Night flying hazards of spatial D

Combat Edge, Feb, 2005 by Brian Farrar

Night flying--or some it's the best time to be airborne (i.e., less air traffic, the concealing cover of darkness, inertial navigation system direct whenever you ask for it, and quiet radios). However, it's also the perfect time to experience spatial disorientation. Disorientation in flight is extremely hazardous because a pilot can make erroneous control inputs in response to his or her false perception and that can lead to a mishap. Even though aircrew members receive training on recognizing spatial disorientation during physiological refresher courses and routinely pre-brief the mere existence of such hazards when night flying, current statistics on nighttime aircraft accidents indicate we should review the specific nature of these pitfalls more frequently. The following visual illusions are prevalent occurrences during night flying. Let's look at each one by describing the illusion, explaining its effects, and reviewing methods to prevent or recover from visually-induced disorientation

Distance Illusions

Assuming that the dots in Figure 1 represent illumination from aircraft beacon lights, which aircraft is closer?

Actually, there isn't enough visual information available to answer the question. During the daytime, reflected light provides detail for the human brain to assess distance. However, during night flying, most of the light received by the human eye is transmitted directly from illumination sources as in the example above. If Aircraft A in the given example has low-illumination lighting and Aircraft B has very bright lighting, Aircraft B may actually be farther away.

This illusion is common when engaging or rejoining an aircraft without knowing its distance. Implementing training rules that forbid visual-only engagements and require a positive source of range information, such as radar, has drastically reduced the potential for midair collisions. Distance illusions can cause accidents during visual formation flying. If visual lookout is the primary means of maintaining formation position, the previously described lack of distance cues may cause horizontal distance to increase without notice. If the trailing pilot maintains a continuous line of sight to the lead aircraft and if that line of sight is relatively high, then vertical separation between aircraft will also increase as horizontal separation inadvertently grows. If the trailing pilot fails to monitor actual altitude, the potential exists for "impact with the ground" or another aircraft at a lower altitude. Stacking high on the lead aircraft, cross-checking actual altitude, and ensuring a stable distance between aircraft by using radar or air-to-air tactical air navigation prevents this illusion from taking over the formation.

[FIGURE 1 OMITTED]

Visual Autokinesis

Autokinesis, sometimes called autokinetic effect, is perceived movement exhibited by a static dim light when it is stared at in the dark. Air Force Research Laboratory scientists assess that after 6 to 12 seconds of visually fixating on a light, it appears to move up to 20 degrees per second in a particular direction or several directions in succession, and that the larger and brighter the object, the less the autokinetic effect. Autokinesis is most common in very dark conditions with only one or two lights present and is uncommon with three or more lights present.
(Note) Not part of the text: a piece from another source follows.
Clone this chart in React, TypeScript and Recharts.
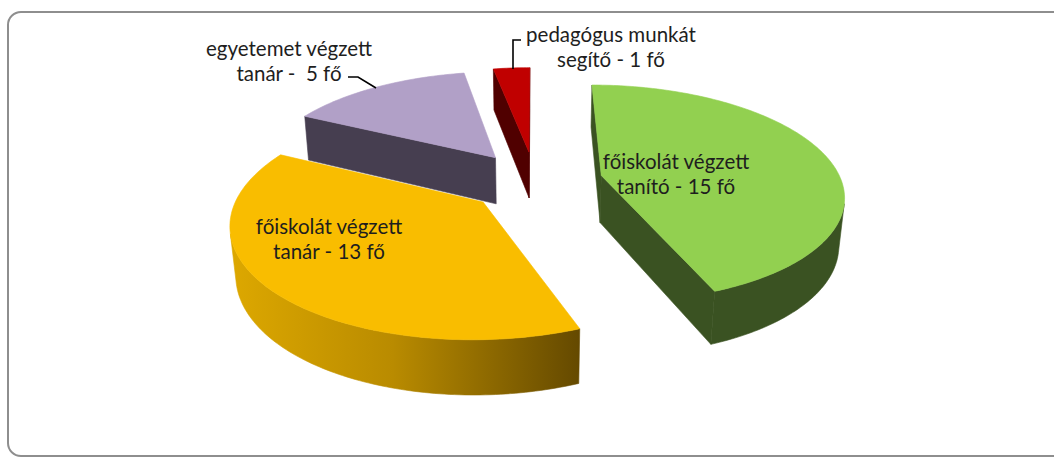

The exact physiological cause of autokinesis remains unknown, but it is believed to be related to tiny fixation movements of the eye and the loss of the surrounding references (i.e., peripheral or ambient vision), which normally stabilize visual perception. The dark, empty environment conducive to autokinesis does not allow one's ambient vision the opportunity to establish spatial orientation while the brain attempts to resolve distance to the light source. To counter or minimize the effect, a pilot should shift his gaze frequently to avoid prolonged fixation on the light; view the source beside or in reference to a relatively stationary structure such as a canopy frame; make eye, head, and body movements to destroy the illusion; and monitor flight instruments to prevent or resolve any perceptual conflict.

False Horizon Illusions

To maintain horizontal and vertical orientation, the human brain sub-consciously uses the visual system to monitor the Earth's horizon or lines relative to the known horizon. These cues are compared to those encountered by the vestibular (inner ear) and somatosensory (seat-of-the-pants) systems in order to provide positional orientation. Because there is little reflective light at night to monitor the horizon, "any straight line will do." In the absence of any discernible horizon, starlight can look like ground lighting; starlight reflecting off of water can confuse the visual picture; and in northern regions, the aurora borealis causes similar disorientation.

The best defense against misinterpreting a perceived horizon cue is to depend upon the attitude indicator. A good calibration check during ground operations prior to takeoff and a continuous cross-check in flight to confirm correct operations will help you "trust your instruments" even when your eyes and brain tell you "up" is the other way.